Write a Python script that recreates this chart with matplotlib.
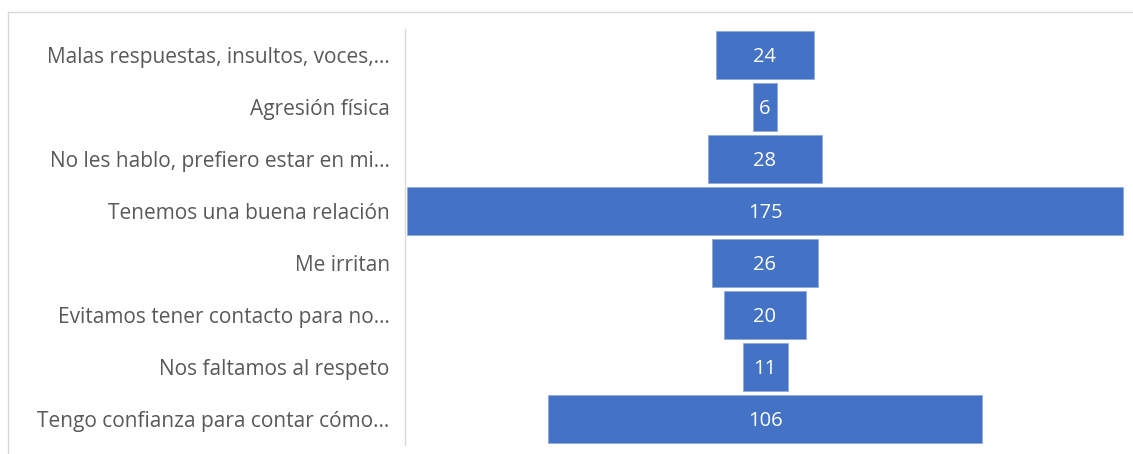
import matplotlib.pyplot as plt
from matplotlib.lines import Line2D

categories = [
    "Malas respuestas, insultos, voces,...",
    "Agresión física",
    "No les hablo, prefiero estar en mi...",
    "Tenemos una buena relación",
    "Me irritan",
    "Evitamos tener contacto para no...",
    "Nos faltamos al respeto",
    "Tengo confianza para contar cómo...",
]
values = [24, 6, 28, 175, 26, 20, 11, 106]

BAR_COLOR = "#4472C4"
LABEL_COLOR = "#595959"
GRID_COLOR = "#d9d9d9"

plt.rcParams["font.family"] = ["Open Sans", "DejaVu Sans"]

fig = plt.figure(figsize=(11.33, 4.54), dpi=100)
fig.patch.set_facecolor("white")
ax = fig.add_axes([405 / 1133, 9 / 454, 720 / 1133, 416 / 454])

# funnel: each bar centred on zero
ypos = list(range(len(categories)))
lefts = [-v / 2 for v in values]
ax.barh(ypos, values, left=lefts, height=0.92, color=BAR_COLOR,
        edgecolor="#8faadc", linewidth=0.6)
for y, v in zip(ypos, values):
    ax.text(0, y + 0.03, str(v), ha="center", va="center", color="white",
            fontsize=14.5)

ax.set_ylim(len(categories) - 0.5, -0.5)
ax.set_xlim(-88, 88)
ax.set_yticks(ypos)
ax.set_yticklabels(categories, fontsize=15, color=LABEL_COLOR)
ax.tick_params(axis="y", length=0, pad=11)
ax.set_xticks([])
for s in ("top", "right", "bottom"):
    ax.spines[s].set_visible(False)
ax.spines["left"].set_color(GRID_COLOR)
ax.spines["left"].set_linewidth(1)

# chart-area border
fig.add_artist(Line2D([8 / 1133, 1], [1 - 12 / 454, 1 - 12 / 454],
                      transform=fig.transFigure, color=GRID_COLOR, lw=1))
fig.add_artist(Line2D([8 / 1133, 8 / 1133], [0, 1 - 12 / 454],
                      transform=fig.transFigure, color=GRID_COLOR, lw=1))

fig.savefig("out.png", dpi=100)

══════════════════════════════

(What is required) Omitting all pictures, restate exactly the lines of the material from its start through the line that contains "from matplotlib.lines import Line2D".

(Worked solution)
Write a Python script that recreates this chart with matplotlib.
import matplotlib.pyplot as plt
from matplotlib.lines import Line2D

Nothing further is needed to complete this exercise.